The company initially planned to table the revised resource estimate through a 4000m air core program but shelved the probe in favour of the in-progress diamond campaign due to the area’s lithology and wet weather conditions.
It says aircore drilling in periods of rain could create issues with sample quality and render the specimens ineffective for resource estimation.
Godolphin picked up the Narraburra rare earths project earlier this year after signing a two-tranche farm-in and joint venture agreement with private explorer EX9. The deal allows Godolphin to earn up to 75 per cent of the operation through a multi-million dollar outlay in exploration and development.
Importantly, the asset came gift wrapped with a rare earths resource totalling 73.2 million tonnes – albeit not to Jorc 2012 standards.
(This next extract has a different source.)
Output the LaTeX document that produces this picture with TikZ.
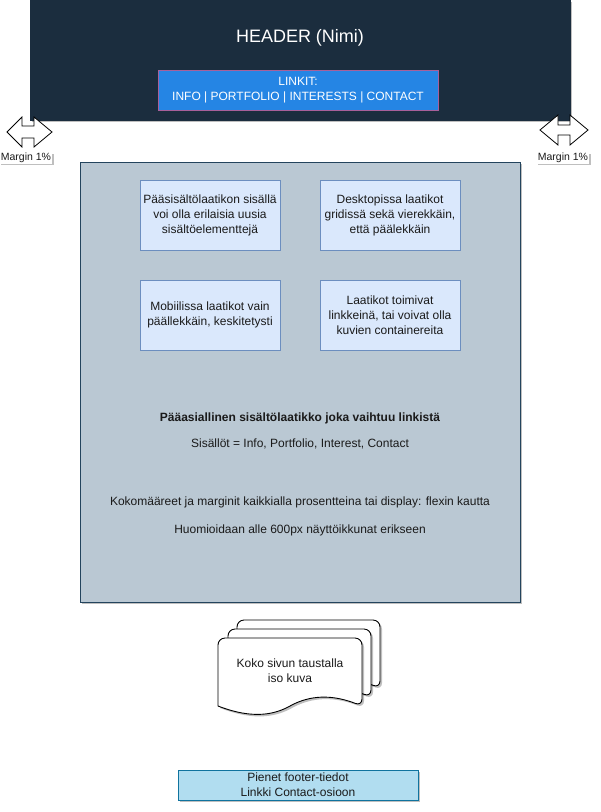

Although the figure did not then conform with the current JORC 2012 standard it did offer up a rare earths grade of 327 grams per tonne rare earth oxides along with notable concentrations of yttrium, niobium, zirconium and lithium
Outside of delivering a revised resource estimate, Management says the in-progress diamond drilling program will allow it to test Narraburra’s rare earths potential at depth and collect samples for metallurgical analysis.
Narraburra comprises of a pair of tenements and occupies a total land position of roughly 350 square kilometres in NSW’s highly prospective Lachlan Fold Belt.
According to the company, earlier metallurgical test work on samples bagged from the site points to the zirconium and niobium potentially being economically recovered.
Rare earths are a class of 17 elements that are readily used in the green energy space to produce industrial scale magnets for wind turbines and electric vehicles amongst other things.
With economies worldwide rapidly transitioning to low-carbon energy sources, a host of new players, including Godolphin, have dived into the lucrative industry.
Godolphin was once solely intent on sniffing out gold and copper in NSW but has, over the past year or so, shed its precious and semi-precious skin and emerged as something of a new entrant in the new energy space.
And with the world clamouring for local supply of just about everything rare earths and critical minerals, that transition could yet prove to be an astute piece of work.